For small-cap stocks, for example, it is obvious that the answer is "no" – eventually the dollars pursuing those stocks would make them mid- or large-cap stocks. The same is true for value stocks; the money pursuing them will eventually drive prices up and erase their risk premium.
In an email exchange, Swedroe essentially agreed. He said that smart-beta strategies "can be right for everyone, but everyone cannot pursue them. Eventually, prices would move and premia would shrink."
Does the persistence of the premium rely on a large group of investors behaving “stupidly”?
Sharpe's other challenge was that smart-beta proponents assume that, if they are "smart" to invest in securities such as small-cap and value stocks, then there must dumb investors who hold the market portfolio and others who are "really dumb" and underweight those securities. Therefore, according to Sharpe, smart-beta strategies rely on exploiting the stupidity of others.

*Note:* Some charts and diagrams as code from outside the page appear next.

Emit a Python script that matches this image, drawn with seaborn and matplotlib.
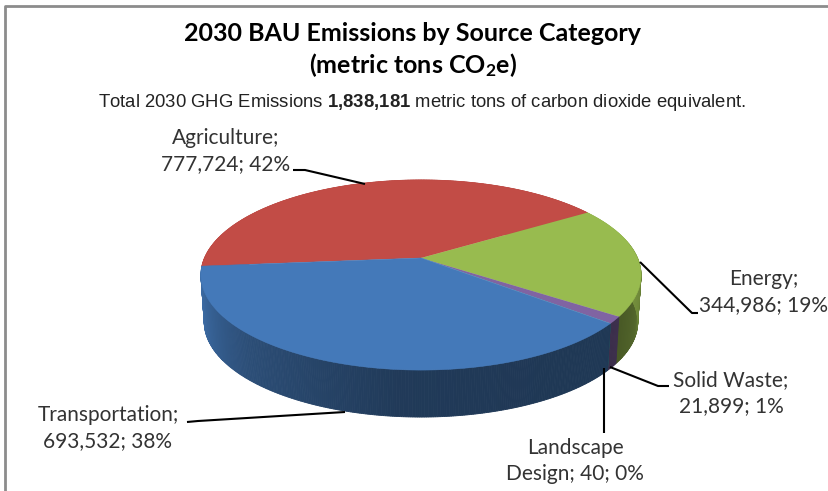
"""
    2030 BAU emissions, pie with a fake 3D look
"""
import numpy as np
import matplotlib
matplotlib.use('Agg')
import matplotlib.pyplot as plt
from matplotlib.patches import PathPatch
from matplotlib.path import Path
import seaborn as sns

# Data
categories = ['Agriculture', 'Energy', 'Solid Waste', 'Landscape Design', 'Transportation']
emissions = [777724, 344986, 21899, 40, 693532]
percents = [42, 19, 1, 0, 38]
slice_colors = ['#C24C46', '#98BB4F', '#8064A2', '#4BACC6', '#4479B9']

title_lines = ['2030 BAU Emissions by Source Category', '(metric tons CO$_2$e)']
subtitle = r'Total 2030 GHG Emissions $\mathbf{1{,}838{,}181}$ metric tons of carbon dioxide equivalent.'

# Where the labels and their leader lines go, in pixels
label_pos = [(226, 151), (764, 292), (731, 393), (575, 461), (108, 428)]
label_first = ['Agriculture;', 'Energy;', 'Solid Waste;', 'Landscape', 'Transportation;']
leaders = [
    [(293, 170), (305, 170), (365, 184)],
    [(640, 262), (692, 313), (698, 313)],
    [(610, 367), (658, 386), (669, 386)],
    [(604, 368), (604, 433)],
    [(187, 422), (198, 421), (345, 412)],
]

# Shape of the pie in pixels
cx, cy = 421, 258
radius = 216.5
squash = 92
persp = 0.179
depth = 47

sns.set_theme(style='white')
plt.rcParams['font.family'] = ['Lato', 'DejaVu Sans']
plt.rcParams['mathtext.fontset'] = 'custom'
plt.rcParams['mathtext.bf'] = 'Liberation Sans:bold'
plt.rcParams['mathtext.default'] = 'regular'


def project(x, y):
    # circle to the tilted view, the near edge comes out bigger
    w = 1 + persp * y
    return cx + radius * x / w, cy - squash * y / w


fig = plt.figure(figsize=(8.29, 4.91), dpi=100)
ax = fig.add_axes([0, 0, 1, 1])
wedges, _ = ax.pie(emissions, colors=slice_colors, startangle=185, counterclock=False)

# side shading by angle around the rim
shade_ang = [170, 185, 200, 225, 265, 300, 322, 340, 352, 370]
shade_val = [0.95, 0.95, 0.85, 0.65, 0.48, 0.46, 0.46, 0.55, 0.72, 0.80]

for w, col in zip(wedges, slice_colors):
    w.set_visible(False)
    rgb = np.array(matplotlib.colors.to_rgb(col))
    t1, t2 = w.theta1, w.theta2
    t = np.radians(np.linspace(t1, t2, max(int(abs(t2 - t1) * 2), 2) + 1))
    rx, ry = project(np.cos(t), np.sin(t))

    # side wall, a strip at a time
    bx = cx + (rx - cx) * 0.985
    by = ry + depth
    for i in range(len(t) - 1):
        ang = np.degrees(t[i]) % 360
        if ang < 10:
            ang += 360
        f = np.interp(ang, shade_ang, shade_val)
        ax.fill([rx[i], rx[i + 1], bx[i + 1], bx[i]], [ry[i], ry[i + 1], by[i + 1], by[i]],
                color=rgb * f, lw=0.6, zorder=1)

    # top face, using the path of the wedge pie made
    verts = np.column_stack([[0] + list(np.cos(t)), [0] + list(np.sin(t))])
    px, py = project(verts[:, 0], verts[:, 1])
    ax.add_patch(PathPatch(Path(np.column_stack([px, py]), closed=False), facecolor=col,
                           edgecolor=col, lw=0.4, zorder=2))

# labels
for name, first, val, pct, pos in zip(categories, label_first, emissions, percents, label_pos):
    if name == 'Landscape Design':
        txt = f'{first}\nDesign; {val:,}; {pct}%'
    else:
        txt = f'{first}\n{val:,}; {pct}%'
    ax.text(pos[0], pos[1], txt, ha='center', va='center', fontsize=15, color='#333333',
            linespacing=1.42, zorder=5, clip_on=True)

for pts in leaders:
    xs, ys = zip(*pts)
    ax.plot(xs, ys, color='black', lw=1.5, zorder=4, solid_capstyle='butt')

# titles
ax.text(413, 33, title_lines[0], ha='center', va='center', fontsize=18, fontweight='bold', color='black')
ax.text(413, 65, title_lines[1], ha='center', va='center', fontsize=18, fontweight='bold', color='black')
ax.text(422.5, 102, subtitle, ha='center', va='center', fontsize=13.3, color='#222222',
        family='Liberation Sans')

# frame of the pasted image
ax.plot([5.5, 5.5, 829], [491, 5.5, 5.5], color='#8c8c8c', lw=2, zorder=6)

ax.set_aspect('auto')
ax.set_xlim(0, 829)
ax.set_ylim(491, 0)
ax.axis('off')
fig.savefig('out.png', dpi=100)
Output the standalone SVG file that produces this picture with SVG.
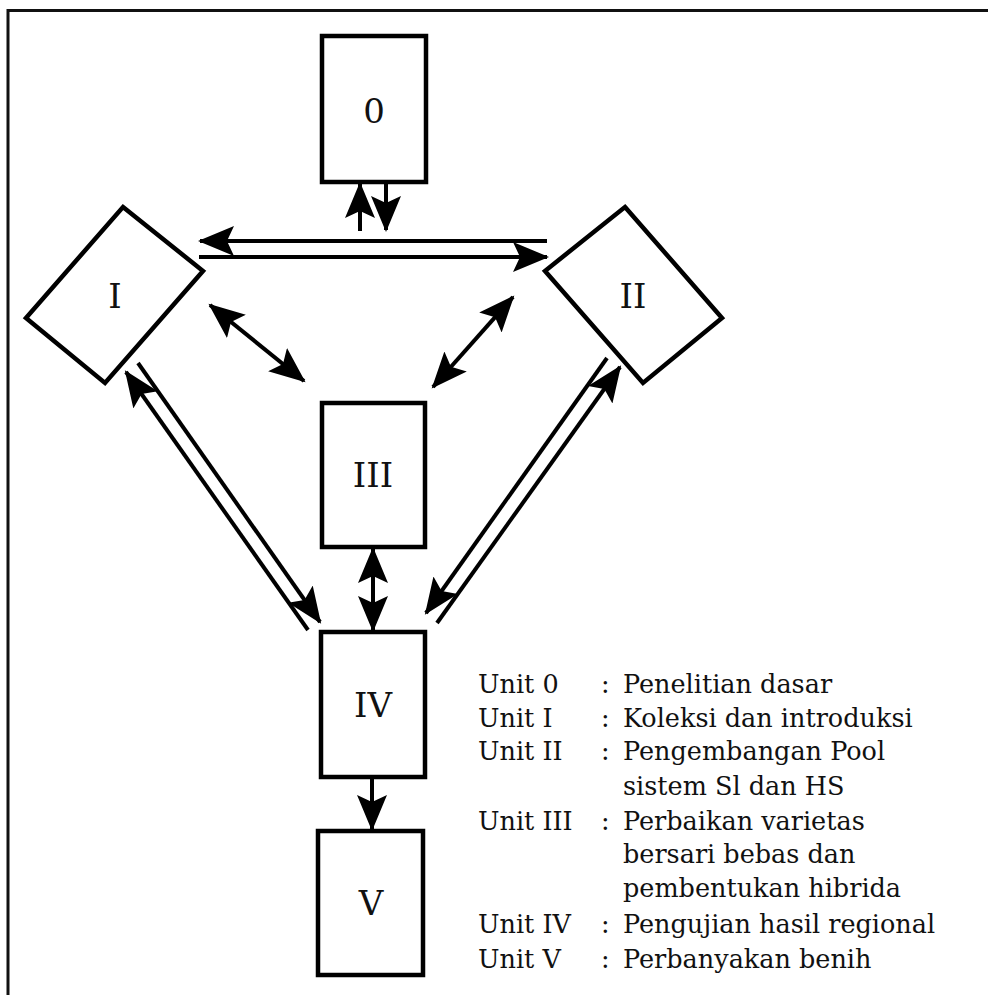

In response to this challenge, Swedroe asserted, "There are really dumb investors, such as those who pursue lottery-type stocks." (Lottery stocks are those that have a small probability of a large payoff but have a low expected return.) Swedroe said he provided further justification for smart-beta strategies in this post on ETF.com.
Conclusion
My point is not to disparage value- and small-cap-oriented strategies. Funds such as those offered by Dimensional Fund Advisors (DFA), which rely heavily on those strategies, have been among the best performing over the last several decades. Instead, I raise these questions because no fiduciary should rely on past performance as an indicator of future returns.
Be sure you can answer these questions before you undertake the recommendations advocated by Swedroe and Grogan.
I’ll let the authors provide a final warning. “Just as the equity premium is compensation for taking risk, so are the size and value premiums,” they wrote. “Thus, we add the usual ‘disclaimer’ that the future may look different from the past. There are no guarantees in investing.”